Credit and Finance for MSMEs: Credit rating agency Crisil on Monday said it expects the gross non-performing assets (NPAs) of non-banking financial companies (NBFCs) to increase by 25-300 basis points because of the new NPA recognition norms by the Reserve Bank of India (RBI). While home loans and gold loans will be the least impacted, unsecured and micro, small and medium enterprise (MSME) loans will bear the brunt. Across multiple segments including home loans, vehicle loans, gold loans, unsecured, MSME finance, wholesale finance, and microfinance, the extent of the impact on gross NPAs of NBFCs will be highest in unsecured loans category at 1.5 to 3 per cent followed by 1 to 3 per cent in MSME loans.

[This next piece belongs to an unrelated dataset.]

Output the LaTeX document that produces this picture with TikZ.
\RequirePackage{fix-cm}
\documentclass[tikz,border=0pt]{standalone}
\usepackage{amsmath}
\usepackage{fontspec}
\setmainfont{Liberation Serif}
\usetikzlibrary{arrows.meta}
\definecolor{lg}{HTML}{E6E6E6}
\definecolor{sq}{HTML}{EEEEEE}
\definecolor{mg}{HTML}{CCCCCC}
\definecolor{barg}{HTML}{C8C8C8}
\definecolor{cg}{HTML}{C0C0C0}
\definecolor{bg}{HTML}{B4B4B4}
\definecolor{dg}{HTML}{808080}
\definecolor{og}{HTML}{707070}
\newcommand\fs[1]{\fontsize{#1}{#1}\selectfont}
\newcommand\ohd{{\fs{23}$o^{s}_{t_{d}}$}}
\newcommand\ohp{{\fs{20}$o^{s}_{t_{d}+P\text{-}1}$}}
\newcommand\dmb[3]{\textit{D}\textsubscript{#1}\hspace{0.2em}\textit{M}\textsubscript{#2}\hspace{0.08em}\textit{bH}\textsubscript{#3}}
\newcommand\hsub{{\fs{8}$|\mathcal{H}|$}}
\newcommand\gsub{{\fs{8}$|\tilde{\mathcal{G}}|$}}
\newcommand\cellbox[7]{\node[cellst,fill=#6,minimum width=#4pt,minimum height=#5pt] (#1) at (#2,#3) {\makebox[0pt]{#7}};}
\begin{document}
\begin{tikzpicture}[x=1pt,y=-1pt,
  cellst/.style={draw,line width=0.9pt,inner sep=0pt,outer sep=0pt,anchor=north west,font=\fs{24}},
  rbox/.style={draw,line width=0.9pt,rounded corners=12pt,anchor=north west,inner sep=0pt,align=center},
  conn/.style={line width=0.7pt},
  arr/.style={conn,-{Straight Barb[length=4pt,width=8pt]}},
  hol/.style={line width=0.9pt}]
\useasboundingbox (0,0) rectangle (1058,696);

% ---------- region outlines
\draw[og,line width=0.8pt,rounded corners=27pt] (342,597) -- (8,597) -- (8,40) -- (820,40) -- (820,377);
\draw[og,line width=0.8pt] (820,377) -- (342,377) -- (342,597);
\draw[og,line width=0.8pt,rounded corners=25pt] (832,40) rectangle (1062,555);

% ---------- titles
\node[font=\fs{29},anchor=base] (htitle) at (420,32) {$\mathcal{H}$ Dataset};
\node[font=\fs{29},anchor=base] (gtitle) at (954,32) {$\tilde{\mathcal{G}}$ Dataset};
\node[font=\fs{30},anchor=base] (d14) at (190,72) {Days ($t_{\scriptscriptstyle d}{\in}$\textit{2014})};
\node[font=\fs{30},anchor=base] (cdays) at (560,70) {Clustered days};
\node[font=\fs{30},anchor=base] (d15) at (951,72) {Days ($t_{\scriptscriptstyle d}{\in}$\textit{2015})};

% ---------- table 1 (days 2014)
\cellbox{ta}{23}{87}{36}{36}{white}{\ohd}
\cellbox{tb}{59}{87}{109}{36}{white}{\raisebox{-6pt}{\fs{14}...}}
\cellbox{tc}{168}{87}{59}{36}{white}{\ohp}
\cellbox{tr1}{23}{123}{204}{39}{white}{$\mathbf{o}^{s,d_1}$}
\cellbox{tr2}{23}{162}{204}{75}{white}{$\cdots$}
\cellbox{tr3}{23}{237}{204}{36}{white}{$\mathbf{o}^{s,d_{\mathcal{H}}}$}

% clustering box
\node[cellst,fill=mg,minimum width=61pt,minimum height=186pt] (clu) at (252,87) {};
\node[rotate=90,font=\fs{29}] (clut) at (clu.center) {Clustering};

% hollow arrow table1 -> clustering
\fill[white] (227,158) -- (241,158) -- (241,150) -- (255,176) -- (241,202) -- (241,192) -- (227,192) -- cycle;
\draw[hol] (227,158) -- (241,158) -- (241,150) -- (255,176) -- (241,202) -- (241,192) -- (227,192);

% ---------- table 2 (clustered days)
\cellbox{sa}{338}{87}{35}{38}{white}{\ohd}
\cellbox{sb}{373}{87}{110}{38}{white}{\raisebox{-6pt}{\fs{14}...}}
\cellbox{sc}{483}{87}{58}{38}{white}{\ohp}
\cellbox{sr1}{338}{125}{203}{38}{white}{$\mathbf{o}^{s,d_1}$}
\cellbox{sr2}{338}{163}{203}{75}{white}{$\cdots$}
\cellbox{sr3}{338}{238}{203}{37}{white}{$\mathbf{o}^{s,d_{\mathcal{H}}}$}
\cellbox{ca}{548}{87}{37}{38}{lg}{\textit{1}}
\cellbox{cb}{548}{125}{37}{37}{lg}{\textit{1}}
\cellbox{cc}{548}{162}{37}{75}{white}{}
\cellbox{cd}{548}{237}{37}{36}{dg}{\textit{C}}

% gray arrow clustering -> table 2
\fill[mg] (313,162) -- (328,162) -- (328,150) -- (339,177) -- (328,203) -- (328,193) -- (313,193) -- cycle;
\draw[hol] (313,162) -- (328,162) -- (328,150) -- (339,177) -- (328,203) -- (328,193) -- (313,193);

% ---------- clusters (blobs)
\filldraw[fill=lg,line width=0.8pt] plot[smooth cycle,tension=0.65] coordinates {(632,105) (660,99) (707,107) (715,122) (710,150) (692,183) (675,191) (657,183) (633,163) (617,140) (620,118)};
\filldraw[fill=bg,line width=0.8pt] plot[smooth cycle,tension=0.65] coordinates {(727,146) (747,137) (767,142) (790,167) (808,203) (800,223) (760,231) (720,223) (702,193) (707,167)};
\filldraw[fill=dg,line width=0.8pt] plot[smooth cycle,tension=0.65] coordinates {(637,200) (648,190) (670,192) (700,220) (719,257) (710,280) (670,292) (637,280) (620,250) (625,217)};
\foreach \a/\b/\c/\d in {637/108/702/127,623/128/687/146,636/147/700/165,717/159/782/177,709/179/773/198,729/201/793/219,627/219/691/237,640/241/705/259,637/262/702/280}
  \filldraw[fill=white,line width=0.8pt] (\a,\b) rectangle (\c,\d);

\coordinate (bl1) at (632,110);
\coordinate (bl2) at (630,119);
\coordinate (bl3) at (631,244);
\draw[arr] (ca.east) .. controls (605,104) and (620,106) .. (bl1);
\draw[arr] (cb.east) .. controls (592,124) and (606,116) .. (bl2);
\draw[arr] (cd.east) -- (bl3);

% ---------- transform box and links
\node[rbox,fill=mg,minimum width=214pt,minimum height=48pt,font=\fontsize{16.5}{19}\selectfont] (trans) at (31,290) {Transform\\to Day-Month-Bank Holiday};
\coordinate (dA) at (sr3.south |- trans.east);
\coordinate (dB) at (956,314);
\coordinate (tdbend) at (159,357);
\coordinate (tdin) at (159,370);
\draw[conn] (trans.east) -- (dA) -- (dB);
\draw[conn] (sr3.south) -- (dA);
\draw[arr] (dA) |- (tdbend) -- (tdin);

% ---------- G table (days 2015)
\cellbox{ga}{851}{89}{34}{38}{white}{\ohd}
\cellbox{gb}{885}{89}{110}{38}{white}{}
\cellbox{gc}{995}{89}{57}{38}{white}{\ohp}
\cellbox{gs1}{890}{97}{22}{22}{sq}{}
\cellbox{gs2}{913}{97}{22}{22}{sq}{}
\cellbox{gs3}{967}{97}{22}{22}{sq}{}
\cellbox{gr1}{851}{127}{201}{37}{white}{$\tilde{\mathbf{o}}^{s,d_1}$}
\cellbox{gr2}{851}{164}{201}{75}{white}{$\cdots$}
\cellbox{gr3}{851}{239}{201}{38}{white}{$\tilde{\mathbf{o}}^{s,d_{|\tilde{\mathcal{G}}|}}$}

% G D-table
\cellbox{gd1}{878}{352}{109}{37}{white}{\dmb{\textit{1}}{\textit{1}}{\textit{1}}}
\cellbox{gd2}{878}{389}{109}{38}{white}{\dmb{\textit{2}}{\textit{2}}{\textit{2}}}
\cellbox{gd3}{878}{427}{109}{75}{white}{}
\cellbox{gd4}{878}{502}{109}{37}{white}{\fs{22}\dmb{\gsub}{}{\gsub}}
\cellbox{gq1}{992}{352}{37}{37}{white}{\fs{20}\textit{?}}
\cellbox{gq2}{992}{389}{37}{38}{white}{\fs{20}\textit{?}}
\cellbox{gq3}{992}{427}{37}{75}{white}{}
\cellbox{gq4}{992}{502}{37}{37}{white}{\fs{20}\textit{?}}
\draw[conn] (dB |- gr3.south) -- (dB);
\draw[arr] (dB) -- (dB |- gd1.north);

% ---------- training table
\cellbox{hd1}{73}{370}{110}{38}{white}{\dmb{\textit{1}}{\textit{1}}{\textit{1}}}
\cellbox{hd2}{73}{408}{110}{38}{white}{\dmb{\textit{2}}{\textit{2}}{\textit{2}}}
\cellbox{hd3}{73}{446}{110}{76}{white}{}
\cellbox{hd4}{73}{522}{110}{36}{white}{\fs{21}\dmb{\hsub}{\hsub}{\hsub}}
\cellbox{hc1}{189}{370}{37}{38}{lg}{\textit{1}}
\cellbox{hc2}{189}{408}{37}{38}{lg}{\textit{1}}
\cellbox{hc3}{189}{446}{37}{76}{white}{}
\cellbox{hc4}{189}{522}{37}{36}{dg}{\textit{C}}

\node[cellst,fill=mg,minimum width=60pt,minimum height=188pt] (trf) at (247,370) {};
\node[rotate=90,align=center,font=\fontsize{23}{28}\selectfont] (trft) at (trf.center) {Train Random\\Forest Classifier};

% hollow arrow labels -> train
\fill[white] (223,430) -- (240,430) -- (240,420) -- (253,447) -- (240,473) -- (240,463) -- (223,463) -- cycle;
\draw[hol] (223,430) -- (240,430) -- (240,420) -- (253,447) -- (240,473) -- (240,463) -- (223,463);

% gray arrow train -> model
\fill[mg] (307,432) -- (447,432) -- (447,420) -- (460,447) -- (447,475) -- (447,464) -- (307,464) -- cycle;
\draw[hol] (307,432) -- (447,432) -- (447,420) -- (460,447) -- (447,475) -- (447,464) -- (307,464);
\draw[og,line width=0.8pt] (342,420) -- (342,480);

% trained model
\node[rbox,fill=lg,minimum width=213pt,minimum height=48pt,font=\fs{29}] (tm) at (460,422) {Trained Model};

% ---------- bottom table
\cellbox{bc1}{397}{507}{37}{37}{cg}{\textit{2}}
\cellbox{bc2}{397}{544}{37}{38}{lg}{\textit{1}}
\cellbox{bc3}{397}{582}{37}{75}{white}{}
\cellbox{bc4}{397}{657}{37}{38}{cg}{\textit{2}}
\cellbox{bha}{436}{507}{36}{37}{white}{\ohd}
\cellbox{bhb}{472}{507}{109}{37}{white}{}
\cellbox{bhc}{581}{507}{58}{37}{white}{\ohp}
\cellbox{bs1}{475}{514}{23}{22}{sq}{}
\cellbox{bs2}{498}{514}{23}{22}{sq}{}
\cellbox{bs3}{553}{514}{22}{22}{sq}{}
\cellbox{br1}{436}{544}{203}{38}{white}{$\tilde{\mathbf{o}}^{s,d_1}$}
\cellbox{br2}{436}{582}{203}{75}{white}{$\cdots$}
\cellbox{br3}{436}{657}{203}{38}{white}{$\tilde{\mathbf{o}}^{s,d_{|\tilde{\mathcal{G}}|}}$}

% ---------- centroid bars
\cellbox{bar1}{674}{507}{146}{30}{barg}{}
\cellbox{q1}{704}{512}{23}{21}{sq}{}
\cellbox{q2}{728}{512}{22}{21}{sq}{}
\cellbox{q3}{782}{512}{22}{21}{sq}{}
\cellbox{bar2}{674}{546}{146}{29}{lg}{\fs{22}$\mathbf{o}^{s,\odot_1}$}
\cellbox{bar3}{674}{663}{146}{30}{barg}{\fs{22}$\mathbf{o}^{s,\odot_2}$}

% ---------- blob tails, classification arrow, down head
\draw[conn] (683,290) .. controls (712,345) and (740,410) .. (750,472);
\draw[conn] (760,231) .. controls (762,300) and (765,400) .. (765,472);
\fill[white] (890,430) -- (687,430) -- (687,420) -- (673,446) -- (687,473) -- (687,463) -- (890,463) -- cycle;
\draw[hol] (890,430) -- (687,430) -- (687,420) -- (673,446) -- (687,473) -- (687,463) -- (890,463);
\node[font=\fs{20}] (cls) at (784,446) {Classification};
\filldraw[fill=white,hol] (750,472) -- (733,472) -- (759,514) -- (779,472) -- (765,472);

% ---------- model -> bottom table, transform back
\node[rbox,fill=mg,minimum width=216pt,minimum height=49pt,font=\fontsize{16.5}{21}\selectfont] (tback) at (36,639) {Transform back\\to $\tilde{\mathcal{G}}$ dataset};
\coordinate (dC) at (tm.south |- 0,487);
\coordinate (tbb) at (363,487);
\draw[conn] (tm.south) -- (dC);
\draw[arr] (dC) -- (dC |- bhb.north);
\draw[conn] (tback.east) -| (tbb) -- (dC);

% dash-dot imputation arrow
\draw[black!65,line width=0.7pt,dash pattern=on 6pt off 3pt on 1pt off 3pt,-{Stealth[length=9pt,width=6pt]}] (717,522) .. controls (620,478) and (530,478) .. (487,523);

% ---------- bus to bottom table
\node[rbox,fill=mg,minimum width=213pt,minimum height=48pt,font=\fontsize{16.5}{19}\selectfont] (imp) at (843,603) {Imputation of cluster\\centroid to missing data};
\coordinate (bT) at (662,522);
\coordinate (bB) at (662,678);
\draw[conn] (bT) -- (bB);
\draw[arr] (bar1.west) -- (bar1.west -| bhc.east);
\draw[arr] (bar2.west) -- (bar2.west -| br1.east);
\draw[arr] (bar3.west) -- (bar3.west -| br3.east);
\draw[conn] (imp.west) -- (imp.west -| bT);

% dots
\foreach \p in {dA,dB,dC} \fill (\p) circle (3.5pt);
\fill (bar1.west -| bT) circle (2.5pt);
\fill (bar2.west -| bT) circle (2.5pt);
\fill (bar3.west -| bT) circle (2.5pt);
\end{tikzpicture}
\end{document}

“MSME loans will be one of the most impacted segments. There are dual issues that have impacted the MSME sector. The first and second waves of Covid impacted MSMEs and unsecured segments more while large corporates were much less impacted. So that’s one headwind MSMEs have been facing essentially because their balance sheets are not as strong as large corporates. In terms of their ability or resilience to face something as unprecedented as a Covid pandemic, that is definitely lower. Also, recovery time for them will be higher in the days ahead,” Krishnan Sitaraman, Senior Director and Deputy Chief Ratings Officer, Crisil Ratings told Financial Express Online
However, the increase in gross NPAs because of the revised recognition norms will be largely an accounting impact because, given the improving economy, the credit profiles of borrowers are not expected to deteriorate, Crisil said. Consequently, ultimate credit losses are not expected to change significantly. The RBI had recently changed the NPA recognition norms to a daily due-date basis instead of the month-end. NBFCs usually increase collection activity between the due date and the month-end, and as a result, their overdues decline by the end of the month. However, this flexibility doesn’t exist now.

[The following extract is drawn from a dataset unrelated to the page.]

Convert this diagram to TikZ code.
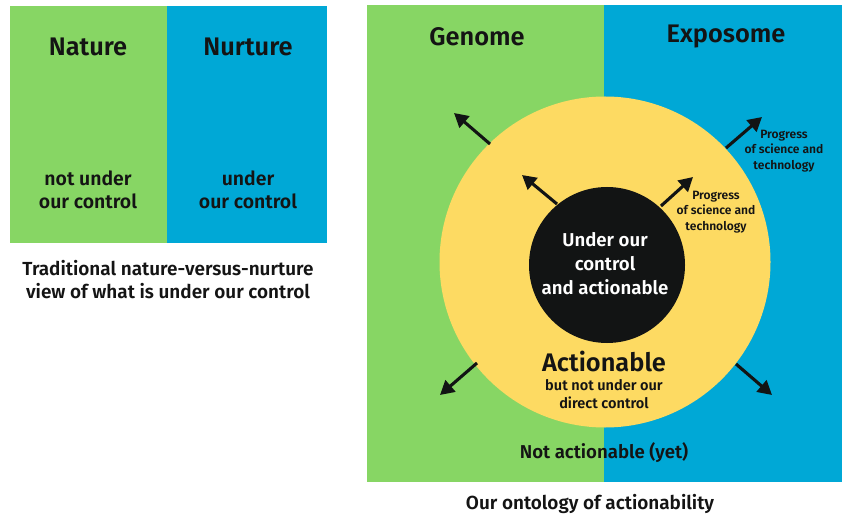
\documentclass[tikz,border=0pt]{standalone}
\usepackage{fontspec}
\IfFontExistsTF{Fira Sans SemiBold}{\setmainfont{Fira Sans SemiBold}[BoldFont={Fira Sans Bold}]}{\setmainfont{PT Sans}}
\usetikzlibrary{arrows.meta}
\definecolor{natgreen}{RGB}{135,214,100}
\definecolor{nurblue}{RGB}{0,168,214}
\definecolor{actyellow}{RGB}{253,218,98}
\definecolor{ctrlblack}{RGB}{18,20,20}
\definecolor{txt}{RGB}{20,20,20}
\tikzset{
  title/.style={text=txt, font=\fontsize{25.5}{28}\selectfont, inner sep=0pt},
  body/.style={text=txt, font=\fontsize{19}{23}\selectfont, align=center, inner sep=0pt},
  small/.style={text=txt, font=\fontsize{12.1}{15.5}\selectfont, align=center, inner sep=0pt},
  push/.style={line width=3.1pt, draw=ctrlblack, -{Triangle[length=14pt,width=15pt]}},
}
\begin{document}
\begin{tikzpicture}[x=1bp,y=-1bp]
\useasboundingbox (0,0) rectangle (843,516);
% left panel
\fill[natgreen] (10,6) rectangle (167,243);
\fill[nurblue] (167,6) rectangle (327,243);
\node[title] (nature) at (88,47) {Nature};
\node[title] (nurture) at (248,47) {Nurture};
\node[body, font=\fontsize{19.5}{23}\selectfont] (notctrl) at (88,190) {not under\\our control};
\node[body, font=\fontsize{19.5}{23}\selectfont] (ctrl) at (248,190) {under\\our control};
\node[body] (cap1) at (168,280) {Traditional nature-versus-nurture\\view of what is under our control};
% right panel
\fill[natgreen] (367,5) rectangle (604,482);
\fill[nurblue] (604,5) rectangle (842,482);
\node[title] (genome) at (477,37) {Genome};
\node[title] (exposome) at (726,37) {Exposome};
\node[circle, fill=actyellow, minimum size=331bp, inner sep=0pt] (act) at (605,262) {};
\node[circle, fill=ctrlblack, minimum size=156bp, inner sep=0pt] (core) at (607,265) {};
\node[body, text=white, font=\fontsize{18.7}{24}\selectfont] (coretxt) at (605,264) {Under our\\control\\and actionable};
\node[title, font=\fontsize{25.5}{28}\selectfont] (actl) at (604,362) {Actionable};
\node[small, font=\fontsize{14.6}{18}\selectfont] (actsub) at (604,394) {but not under our\\direct control};
\node[body, font=\fontsize{18.7}{23}\selectfont] (notact) at (604,453) {Not actionable (yet)};
\node[body] (cap2) at (590,504) {Our ontology of actionability};
% arrows
\coordinate (o1s) at (490,144); \coordinate (o1t) at (454,113);
\coordinate (o2s) at (726,148); \coordinate (o2t) at (762,117);
\coordinate (o3s) at (477,363); \coordinate (o3t) at (440,395);
\coordinate (o4s) at (736,364); \coordinate (o4t) at (772,395);
\coordinate (i1s) at (557,204); \coordinate (i1t) at (522,175);
\coordinate (i2s) at (661,206); \coordinate (i2t) at (693,177);
\draw[push] (o1s) -- (o1t);
\draw[push] (o2s) -- (o2t);
\draw[push] (o3s) -- (o3t);
\draw[push] (o4s) -- (o4t);
\draw[push] (i1s) -- (i1t);
\draw[push] (i2s) -- (i2t);
\node[small] (prog1) at (784,151) {Progress\\of science and\\technology};
\node[small] (prog2) at (716,212) {Progress\\of science and\\technology};
\end{tikzpicture}
\end{document}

“The impact (of changes in asset classification norms by RBI) would be across all borrower types such as consumers or corporates and not just MSMEs. But MSME lenders might be more impacted as they would have a higher proportion of loans under NPA and restructuring due to covid. However, the classifications shouldn’t lead to a surge of bad loans, it will lead to fewer bad loans being upgraded back to standard assets. Hence the provisioning and capital requirements could increase for NBFCs and banks,” Aditya Damani, Founder, Credit Fair had told Financial Express Online.
In terms of return on assets (RoA), returns for NBFCs will remain subdued across segments this financial year even as pick-up is expected next financial year on the back of economic recovery. ROAs in the MSME segment is expected to dip to around 1.3 per cent this financial year from around 1.5 per cent in FY21 and nearly 2 per cent in FY20. In FY23, this is likely to be around 1.4 per cent, as per Crisil’s report titled NBFC revival in the post-pandemic era.
“Loans to MSMEs will have a higher impact in terms of NPAs going up as compared to other segments. But we are seeing green shoots happening, collections have improved on MSME loans as well and things are on an upward trajectory,” added Sitaraman. However, the agency noted that the assets under management (AUM) of NBFCs is expected to grow 8-10 per cent this FY on the back of improving economic activity and strengthened balance sheet buffers.